All of the work that goes into our pursuit of big game animals can come down to a very small window when a shot opportunity presents itself, and you will have to make it count. So how do you keep your composure when your shot opportunity presents itself? Much of the time, you must compose yourself for a shot in under 30 seconds, often less during the chaos of the rut. You feel your heart skip a beat and start a heavy upbeat THUMP-THUMP-THUMP, a summer’s worth of practice unfolds in front of you in a matter of seconds.
One thing I can tell you from experience is that you seldom will get more than one opportunity at a mature whitetail. If you slip up and make a mistake, the likelihood of getting another chance is slim, and he will be a bit wiser from the encounter. You may only get one really good opportunity to take a target animal throughout the entire season, so that small window is critical. Here are a few tips to calm your nerves when that opportunity arises.
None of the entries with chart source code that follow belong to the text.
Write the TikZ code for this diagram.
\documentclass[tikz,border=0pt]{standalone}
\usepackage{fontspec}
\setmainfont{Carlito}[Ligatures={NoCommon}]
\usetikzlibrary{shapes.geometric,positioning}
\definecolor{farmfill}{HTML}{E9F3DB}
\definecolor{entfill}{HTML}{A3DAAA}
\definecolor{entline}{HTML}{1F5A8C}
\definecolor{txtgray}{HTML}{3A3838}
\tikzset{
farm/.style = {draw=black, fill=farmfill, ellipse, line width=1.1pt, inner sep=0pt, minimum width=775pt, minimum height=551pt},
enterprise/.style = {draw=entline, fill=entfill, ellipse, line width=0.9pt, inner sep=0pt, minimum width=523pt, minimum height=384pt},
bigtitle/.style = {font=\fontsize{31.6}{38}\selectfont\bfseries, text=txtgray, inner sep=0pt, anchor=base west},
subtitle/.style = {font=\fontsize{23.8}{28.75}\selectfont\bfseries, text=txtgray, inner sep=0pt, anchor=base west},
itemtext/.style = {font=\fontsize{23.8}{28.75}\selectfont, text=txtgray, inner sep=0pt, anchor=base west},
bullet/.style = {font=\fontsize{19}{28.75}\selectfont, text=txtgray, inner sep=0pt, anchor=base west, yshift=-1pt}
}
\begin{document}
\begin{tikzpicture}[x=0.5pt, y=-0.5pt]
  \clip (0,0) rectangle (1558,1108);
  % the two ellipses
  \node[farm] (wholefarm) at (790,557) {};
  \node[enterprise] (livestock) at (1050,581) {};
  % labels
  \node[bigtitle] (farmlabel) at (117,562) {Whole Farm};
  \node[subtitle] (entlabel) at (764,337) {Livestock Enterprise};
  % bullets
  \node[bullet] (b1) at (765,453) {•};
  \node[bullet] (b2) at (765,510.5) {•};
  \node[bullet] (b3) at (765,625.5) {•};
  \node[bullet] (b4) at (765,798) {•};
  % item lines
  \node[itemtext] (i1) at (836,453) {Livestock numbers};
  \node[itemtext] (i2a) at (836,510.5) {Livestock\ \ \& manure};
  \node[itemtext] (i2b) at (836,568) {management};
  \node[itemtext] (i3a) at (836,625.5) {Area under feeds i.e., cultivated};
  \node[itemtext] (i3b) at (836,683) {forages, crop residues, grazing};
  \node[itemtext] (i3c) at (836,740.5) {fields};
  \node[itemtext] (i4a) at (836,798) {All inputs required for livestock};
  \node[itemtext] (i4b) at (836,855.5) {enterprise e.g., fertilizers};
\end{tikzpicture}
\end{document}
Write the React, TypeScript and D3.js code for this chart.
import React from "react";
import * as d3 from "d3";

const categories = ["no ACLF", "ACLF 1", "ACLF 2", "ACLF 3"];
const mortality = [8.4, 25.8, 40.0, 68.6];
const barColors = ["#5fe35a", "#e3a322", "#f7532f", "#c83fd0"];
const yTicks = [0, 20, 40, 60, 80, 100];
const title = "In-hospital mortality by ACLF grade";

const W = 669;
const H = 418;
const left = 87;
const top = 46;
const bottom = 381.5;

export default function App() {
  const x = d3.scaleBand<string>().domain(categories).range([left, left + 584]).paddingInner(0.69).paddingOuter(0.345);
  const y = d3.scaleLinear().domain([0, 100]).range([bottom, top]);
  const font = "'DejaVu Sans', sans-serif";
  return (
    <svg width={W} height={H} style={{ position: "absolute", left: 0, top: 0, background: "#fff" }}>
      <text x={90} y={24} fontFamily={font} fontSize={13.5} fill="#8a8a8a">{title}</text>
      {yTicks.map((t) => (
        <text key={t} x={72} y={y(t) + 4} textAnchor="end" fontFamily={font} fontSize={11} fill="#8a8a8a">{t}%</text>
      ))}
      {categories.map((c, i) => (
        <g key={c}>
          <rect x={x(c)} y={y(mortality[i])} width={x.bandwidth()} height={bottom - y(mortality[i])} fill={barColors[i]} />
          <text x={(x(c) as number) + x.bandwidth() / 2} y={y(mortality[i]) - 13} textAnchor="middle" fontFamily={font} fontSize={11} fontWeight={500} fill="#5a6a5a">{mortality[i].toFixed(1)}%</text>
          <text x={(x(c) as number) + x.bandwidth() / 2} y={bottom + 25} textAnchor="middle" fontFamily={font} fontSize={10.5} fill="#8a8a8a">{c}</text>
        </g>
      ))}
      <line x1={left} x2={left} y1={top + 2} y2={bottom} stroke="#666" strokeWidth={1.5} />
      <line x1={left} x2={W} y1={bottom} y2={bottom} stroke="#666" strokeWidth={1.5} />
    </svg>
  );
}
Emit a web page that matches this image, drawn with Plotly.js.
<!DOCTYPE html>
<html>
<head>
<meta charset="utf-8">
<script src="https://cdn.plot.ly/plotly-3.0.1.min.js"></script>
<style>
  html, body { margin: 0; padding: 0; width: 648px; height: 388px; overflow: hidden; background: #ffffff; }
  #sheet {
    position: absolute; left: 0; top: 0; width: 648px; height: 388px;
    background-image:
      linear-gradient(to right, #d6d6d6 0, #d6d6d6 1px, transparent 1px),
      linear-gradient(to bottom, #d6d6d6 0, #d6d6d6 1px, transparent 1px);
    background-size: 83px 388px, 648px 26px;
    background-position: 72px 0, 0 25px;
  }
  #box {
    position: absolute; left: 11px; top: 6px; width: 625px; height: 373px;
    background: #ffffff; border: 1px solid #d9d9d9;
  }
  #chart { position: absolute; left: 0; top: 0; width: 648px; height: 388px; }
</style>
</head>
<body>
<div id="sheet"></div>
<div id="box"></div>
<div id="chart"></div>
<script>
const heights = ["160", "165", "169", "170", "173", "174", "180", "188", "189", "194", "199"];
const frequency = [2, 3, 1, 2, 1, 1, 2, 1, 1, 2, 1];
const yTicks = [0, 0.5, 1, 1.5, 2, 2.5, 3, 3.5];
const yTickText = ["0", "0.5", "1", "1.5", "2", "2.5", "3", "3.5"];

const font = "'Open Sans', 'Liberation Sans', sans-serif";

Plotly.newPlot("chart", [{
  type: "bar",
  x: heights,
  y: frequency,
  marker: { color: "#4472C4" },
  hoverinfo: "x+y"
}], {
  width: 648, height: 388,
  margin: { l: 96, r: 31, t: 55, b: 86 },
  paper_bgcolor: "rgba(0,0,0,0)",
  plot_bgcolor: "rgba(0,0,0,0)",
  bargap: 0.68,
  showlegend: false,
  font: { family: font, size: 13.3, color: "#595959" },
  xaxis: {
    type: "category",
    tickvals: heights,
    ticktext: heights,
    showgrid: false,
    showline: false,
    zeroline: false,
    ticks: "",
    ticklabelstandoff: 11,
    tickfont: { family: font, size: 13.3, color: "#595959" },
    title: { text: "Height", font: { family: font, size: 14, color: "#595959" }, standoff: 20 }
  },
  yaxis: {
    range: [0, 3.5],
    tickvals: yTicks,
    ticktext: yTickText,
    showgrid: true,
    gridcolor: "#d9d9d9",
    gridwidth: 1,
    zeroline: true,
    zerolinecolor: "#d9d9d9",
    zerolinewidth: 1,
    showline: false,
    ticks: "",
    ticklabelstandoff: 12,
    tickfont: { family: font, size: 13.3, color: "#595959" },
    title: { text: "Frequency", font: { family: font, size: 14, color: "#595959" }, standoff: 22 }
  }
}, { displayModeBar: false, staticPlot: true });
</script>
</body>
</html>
Shoot…a lot:The best way to beat your nerves is to shoot as often as you can. If you feel comfortable with your bow, you will likely feel more comfortable in the stand. Also, challenge yourself at the range by shooting outside your comfort zone. If you are only comfortable at 40, step back to 50 and 60 yards assuming you have the pins to do so. By doing this, the short distances will feel like chip shots.Shoot as much as you can during the summer months to prepare for the fall season
Shoot with friends:Shooting with other people adds pressure. It forces you to focus and put outside factors aside. If you have a few buddies that hunt, go to the range together and compete. Summer bow leagues are also gaining popularity and are a great way to conquer your nerves.
Breathe:When you see that big old bruiser for the first time it can be damn near impossible to stay calm. I read a book a few years back titled “The Way of The Seal” by Navy Seal Commander Mark Devine (Retired) that details how Navy Seals are trained to mentally react during high-pressure situations and how to apply those same lessons to daily civilian life. While there was a lot of great info in his book, one quote stuck, “Slow is smooth, Smooth is fast.” The basis of his book is how to train yourself to think and react by harnessing emotion and feeling. When your nerves have control of your actions, you speed and in turn mistakes are made. Stay calm and methodically move through preparing and taking the shot, you will be more efficient.
Practice draws: If you have the opportunity and feel comfortable, draw back on non-target game animals while hunting. Proving to yourself that you can stay calm and are able to focus on the shot will help a lot. Just be sure to keep your finger far from the trigger and don’t draw unless you are 100% comfortable.
The mental game is every bit as important as the physical. By building confidence and mental toughness, you will increase your odds of success in the field.